S23D-07:
Velocity-dependent frictional behavior and slip magnitude of a fault affected by fluid injection activities

Tuesday, 16 December 2014: 3:10 PM
Luca Urpi, Utrecht University, Utrecht, 3584, Netherlands, Antonio Pio Rinaldi, Lawrence Berkeley National Laboratory, Berkeley, CA, United States and Christopher James Spiers, Utrecht University, Utrecht, Netherlands
Abstract:
Fluid injection is performed or planned for various activities, such as CO2 sequestration, gas storage, waste water disposal, and engineered geothermal system.
Static stress and pressure perturbation due to the fluid injection may cause different scale earthquake phenomena, from instrumental recorded micro-seismicity to triggering of human-felt events.
With this study we present a sensitivity analysis of the slip magnitude for the fluid injection in a reservoir-like structure. The reservoir, confined within impervious rock units, is composed by a porous rock mass laterally bounded by a fault. The fault is hydraulically connected to the fluid hosting unit.
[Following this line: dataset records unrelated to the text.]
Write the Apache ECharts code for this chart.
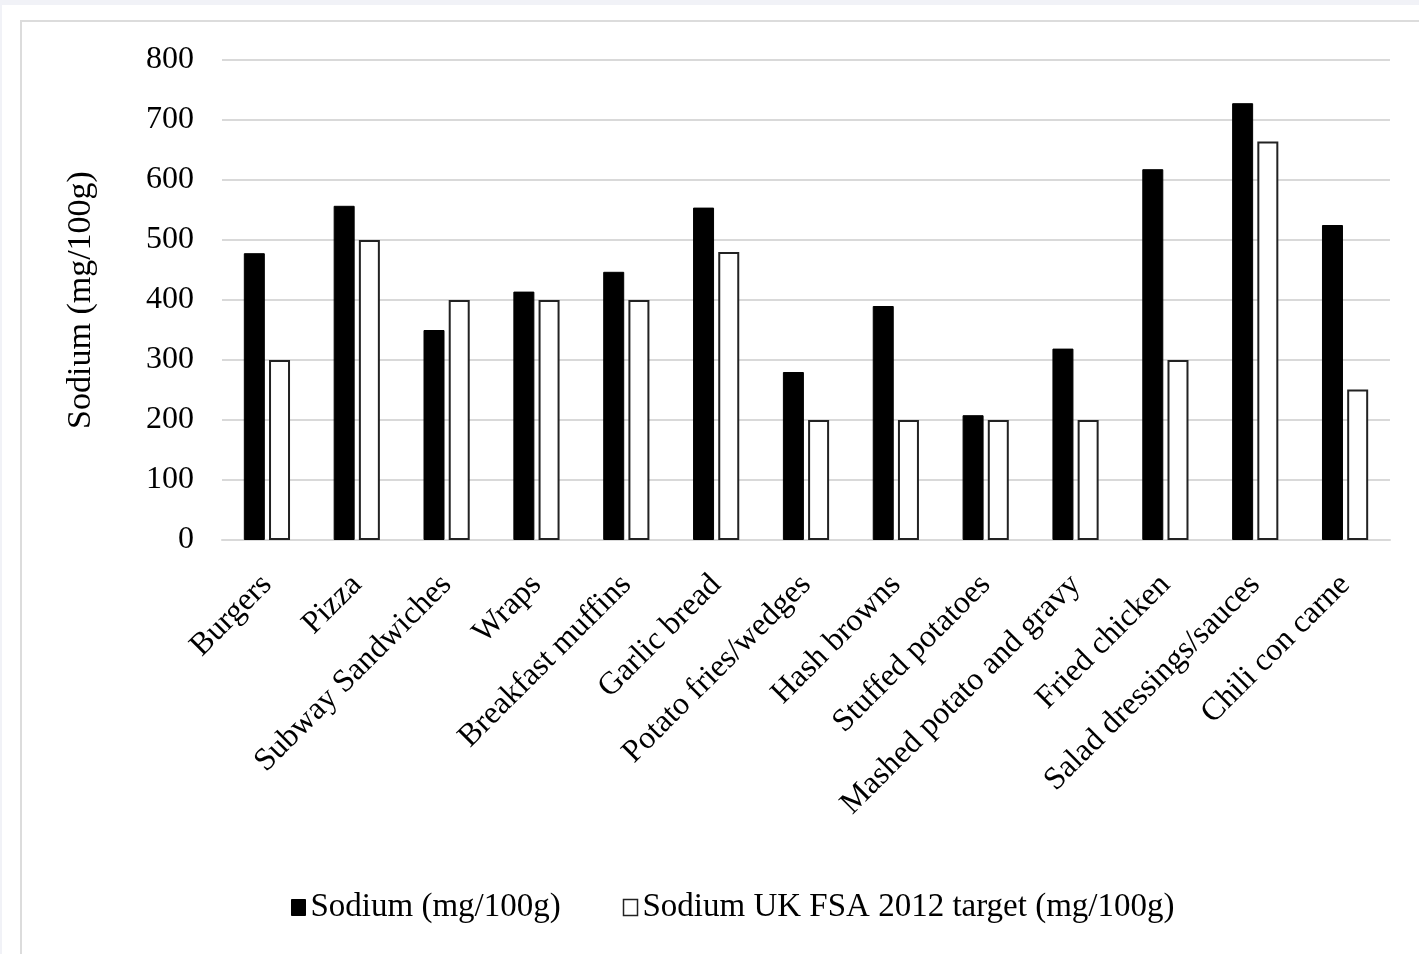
<!DOCTYPE html>
<html>
<head>
<meta charset="utf-8">
<script src="https://cdn.jsdelivr.net/npm/echarts@6/dist/echarts.min.js"></script>
<style>
  html, body { margin: 0; padding: 0; width: 1419px; height: 954px; overflow: hidden; background: #f1f2f7; }
  #sheet { position: absolute; left: 2px; top: 5px; width: 1417px; height: 949px; background: #ffffff; }
  #frame { position: absolute; left: 18px; top: 15px; width: 1420px; height: 960px;
           border-top: 2px solid #dcdcdc; border-left: 2px solid #dcdcdc; background: #ffffff; }
  #chart { position: absolute; left: 0; top: 0; width: 1419px; height: 954px; }
</style>
</head>
<body>
<div id="sheet"><div id="frame"></div></div>
<div id="chart"></div>
<script>
// Fast-food product categories
const categories = [
  'Burgers', 'Pizza', 'Subway Sandwiches', 'Wraps', 'Breakfast muffins',
  'Garlic bread', 'Potato fries/wedges', 'Hash browns', 'Stuffed potatoes',
  'Mashed potato and gravy', 'Fried chicken', 'Salad dressings/sauces', 'Chili con carne'
];

// Mean sodium content (mg/100g)
const sodium = [478, 557, 350, 414, 447, 554, 280, 390, 208, 319, 618, 728, 525];

// UK FSA 2012 sodium targets (mg/100g)
const fsaTarget = [300, 500, 400, 400, 400, 480, 200, 200, 200, 200, 300, 664, 251];

const seriesNames = ['Sodium (mg/100g)', 'Sodium UK FSA 2012 target (mg/100g)'];
const yTicks = { min: 0, max: 800, interval: 100 };
const yAxisTitle = 'Sodium (mg/100g)';

const FONT = '"Liberation Serif", "Times New Roman", serif';

const chart = echarts.init(document.getElementById('chart'), null, { renderer: 'canvas' });
chart.setOption({
  backgroundColor: 'transparent',
  animation: false,
  grid: { left: 222, right: 29, top: 60, bottom: 414, containLabel: false },
  legend: {
    left: 286,
    top: 886,
    itemGap: 62,
    itemWidth: 14,
    itemHeight: 16,
    textStyle: { fontFamily: FONT, fontSize: 33, color: '#000' },
    data: [
      { name: seriesNames[0], icon: 'rect', itemStyle: { color: '#000', borderColor: '#000', borderWidth: 1 } },
      { name: seriesNames[1], icon: 'rect', itemStyle: { color: '#fff', borderColor: '#222', borderWidth: 1.5 } }
    ]
  },
  xAxis: {
    type: 'category',
    data: categories,
    axisLine: { show: true, lineStyle: { color: '#d9d9d9', width: 2 } },
    axisTick: { show: false },
    axisLabel: {
      interval: 0,
      rotate: 45,
      margin: 40,
      fontFamily: FONT,
      fontSize: 32,
      color: '#000'
    }
  },
  yAxis: {
    type: 'value',
    min: yTicks.min,
    max: yTicks.max,
    interval: yTicks.interval,
    name: yAxisTitle,
    nameLocation: 'middle',
    nameGap: 124,
    nameRotate: 90,
    nameTextStyle: { fontFamily: FONT, fontSize: 34, color: '#000' },
    axisLine: { show: false },
    axisTick: { show: false },
    axisLabel: { margin: 28, fontFamily: FONT, fontSize: 32, color: '#000' },
    splitLine: { lineStyle: { color: '#d9d9d9', width: 2 } }
  },
  series: [
    {
      name: seriesNames[0],
      type: 'bar',
      data: sodium,
      barWidth: 21,
      barGap: '20%',
      itemStyle: { color: '#000', borderColor: '#000', borderWidth: 1 }
    },
    {
      name: seriesNames[1],
      type: 'bar',
      data: fsaTarget,
      barWidth: 21,
      barGap: '20%',
      itemStyle: { color: '#fff', borderColor: '#222', borderWidth: 2 }
    }
  ]
});
</script>
</body>
</html>
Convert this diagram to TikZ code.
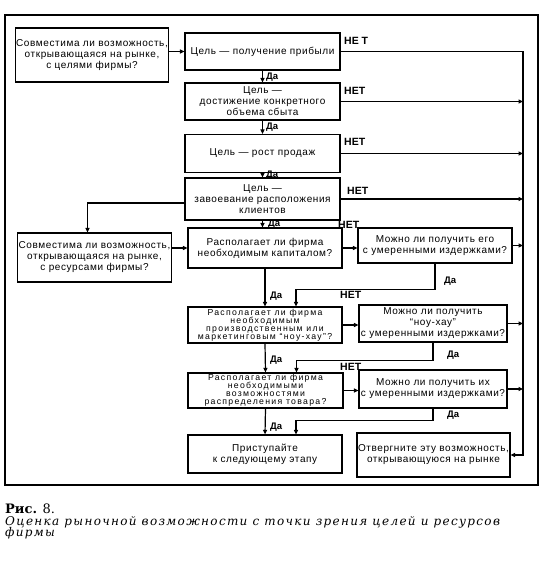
\documentclass[tikz,border=0pt]{standalone}
\usepackage{fontspec}
\setmainfont{Liberation Sans}[LetterSpace=6]
\newfontfamily\wideboxfont{Liberation Sans}[LetterSpace=15]
\newfontfamily\plainsans{Liberation Sans}
\newfontfamily\capfont{DejaVu Serif}
\newfontfamily\capitfont{DejaVu Serif}[LetterSpace=11]
\usetikzlibrary{arrows.meta,calc}
\tikzset{
  box/.style={draw, line width=1.2pt, align=center, inner sep=1pt,
    font=\fontsize{10}{11}\selectfont},
  smallbox/.style={draw, line width=1.2pt, align=center, inner sep=0pt,
    font={\wideboxfont\fontsize{8.7}{8.0}\selectfont\lineskiplimit=-20pt}},
  conn/.style={line width=1.2pt},
  arr/.style={conn, -{Triangle[length=4.5pt,width=4pt]}},
  lbl/.style={inner sep=0pt, font=\plainsans\bfseries\fontsize{9.5}{10}\selectfont},
  nolbl/.style={inner sep=0pt, font=\plainsans\bfseries\fontsize{10.5}{11}\selectfont}
}
\begin{document}
\begin{tikzpicture}[x=1pt,y=-1pt]
\useasboundingbox (0,0) rectangle (548,568);
\fill[white] (0,0) rectangle (548,568);
% outer frame
\coordinate (fA) at (5,15);
\coordinate (fB) at (538,485);
\draw[line width=1.2pt] (fA) rectangle (fB);

% boxes
\node[box, minimum width=152pt, minimum height=54pt] (b1) at (92,55)
  {Совместима ли возможность,\\открывающаяся на рынке,\\с целями фирмы?};
\node[box, minimum width=155pt, minimum height=37pt] (b2) at (262.5,51.5)
  {Цель — получение прибыли};
\node[box, minimum width=155pt, minimum height=37pt] (b3) at (262.5,101.5)
  {Цель —\\достижение конкретного\\объема сбыта};
\node[box, minimum width=155pt, minimum height=38pt] (b4) at (262.5,153.5)
  {Цель — рост продаж};
\node[box, minimum width=155pt, minimum height=42pt] (b5) at (262.5,199)
  {Цель —\\завоевание расположения\\клиентов};
\node[box, minimum width=154pt, minimum height=40pt] (b6) at (265,248)
  {Располагает ли фирма\\необходимым капиталом?};
\node[box, minimum width=151pt, minimum height=49pt] (b7) at (94.5,257.5)
  {Совместима ли возможность,\\открывающаяся на рынке,\\с ресурсами фирмы?};
\node[box, minimum width=154pt, minimum height=35pt] (b8) at (435,245.5)
  {Можно ли получить его\\с умеренными издержками?};
\node[smallbox, minimum width=154pt, minimum height=36pt] (b9) at (265,325)
  {Располагает ли фирма\\необходимым\\производственным или\\маркетинговым “ноу-хау”?};
\node[box, minimum width=148pt, minimum height=37pt] (b10) at (433,323.5)
  {Можно ли получить\\“ноу-хау”\\с умеренными издержками?};
\node[smallbox, minimum width=155pt, minimum height=35pt] (b11) at (265.5,390.5)
  {Располагает ли фирма\\необходимыми\\возможностями\\распределения товара?};
\node[box, minimum width=148pt, minimum height=38pt] (b12) at (433,389)
  {Можно ли получить их\\с умеренными издержками?};
\node[box, minimum width=154pt, minimum height=38pt] (b13) at (265,454)
  {Приступайте\\к следующему этапу};
\node[box, minimum width=147pt, minimum height=44pt] (b14) at (433.5,455)
  {Отвергните эту возможность,\\открывающуюся на рынке};

% right collecting line
\coordinate (vtop) at (523,51.5);

% goal chain
\draw[arr] (b1.east |- b2.west) -- (b2.west);
\draw[arr] (b2.south) -- (b3.north);
\draw[arr] (b3.south) -- (b4.north);
\draw[arr] (b4.south) -- (b5.north);
\draw[arr] (b5.south) -- (b5.south |- b6.north);
\node[lbl, anchor=west] (d1) at (266,77) {Да};
\node[lbl, anchor=west] (d2) at (266,127) {Да};
\node[lbl, anchor=west] (d3) at (266,175) {Да};
\node[lbl, anchor=west] (d4) at (268,224) {Да};

% NO lines to the right
\draw[arr] (b2.east) -- (vtop) -- (vtop |- b14.east) -- (b14.east);
\draw[arr] (b3.east) -- (b3.east -| vtop);
\draw[arr] (b4.east) -- (b4.east -| vtop);
\draw[arr] (b5.east) -- (b5.east -| vtop);
\node[nolbl, anchor=west] (n1) at (344,41) {НЕ Т};
\node[nolbl, anchor=west] (n2) at (344,91) {НЕТ};
\node[nolbl, anchor=west] (n3) at (344,142) {НЕТ};
\node[nolbl, anchor=west] (n4) at (347,191) {НЕТ};

% resources
\draw[arr] ([yshift=-4pt]b5.west) -| ([xshift=-7pt]b7.north);
\draw[arr] (b7.east |- b6.west) -- (b6.west);
\draw[arr] (b6.east) -- (b6.east -| b8.west);
\draw[arr] (b8.east) -- (b8.east -| vtop);
\node[nolbl, anchor=west] (n5) at (338,225) {НЕТ};
\draw[arr] (b6.south) -- (b9.north);
\draw[arr] (b8.south) -- ++(0,26) -| ([xshift=31pt]b9.north);
\node[lbl, anchor=west] (d5) at (270,296) {Да};
\node[lbl, anchor=west] (d6) at (444,281) {Да};

\draw[arr] (b9.east) -- (b9.east -| b10.west);
\draw[arr] (b10.east) -- (b10.east -| vtop);
\node[nolbl, anchor=west] (n6) at (340,295) {НЕТ};
\draw[arr] (b9.south) -- (b11.north);
\draw[arr] (b10.south) -- ++(0,18) -| ([xshift=31pt]b11.north);
\node[lbl, anchor=west] (d7) at (270,360) {Да};
\node[lbl, anchor=west] (d8) at (447,355) {Да};

\draw[arr] (b11.east) -- (b11.east -| b12.west);
\draw[arr] (b12.east) -- (b12.east -| vtop);
\node[nolbl, anchor=west] (n7) at (340,367) {НЕТ};
\draw[arr] (b11.south) -- (b13.north);
\draw[arr] (b12.south) -- ++(0,12) -| ([xshift=31pt]b13.north);
\node[lbl, anchor=west] (d9) at (270,427) {Да};
\node[lbl, anchor=west] (d10) at (447,415) {Да};

% caption
\node[anchor=base west, inner sep=0pt, font=\capfont\fontsize{13}{14}\selectfont] (cap1) at (5,513)
  {\textbf{Рис.} 8.};
\node[anchor=base west, inner sep=0pt,
  font=\capitfont\itshape\fontsize{12}{12}\selectfont] (cap2) at (5,525)
  {Оценка рыночной возможности с точки зрения целей и ресурсов};
\node[anchor=base west, inner sep=0pt,
  font=\capitfont\itshape\fontsize{12}{12}\selectfont] (cap3) at (5,536)
  {фирмы};
\end{tikzpicture}
\end{document}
The numerical analysis is based on fully explicit sequential coupling between a multiphase fluid flow and a hydromechanical finite element calculation code. When the system conditions approaches failure, the simulation is performed in a fully dynamic mode.
The coupling allows simulating change in permeability due to stress/strain change, as well as the slip on the fault due to overpressure and associated stress changes.
Interface elements have been used to include the constitutive law characterizing the frictional behaviour of the fault. 
The change in friction with different slip velocities has been derived from laboratory results.
Velocity- and strain-dependent frictional behavior of different patches of the fault influence the system evolution, resulting in larger or smaller slip length for the same injected volume.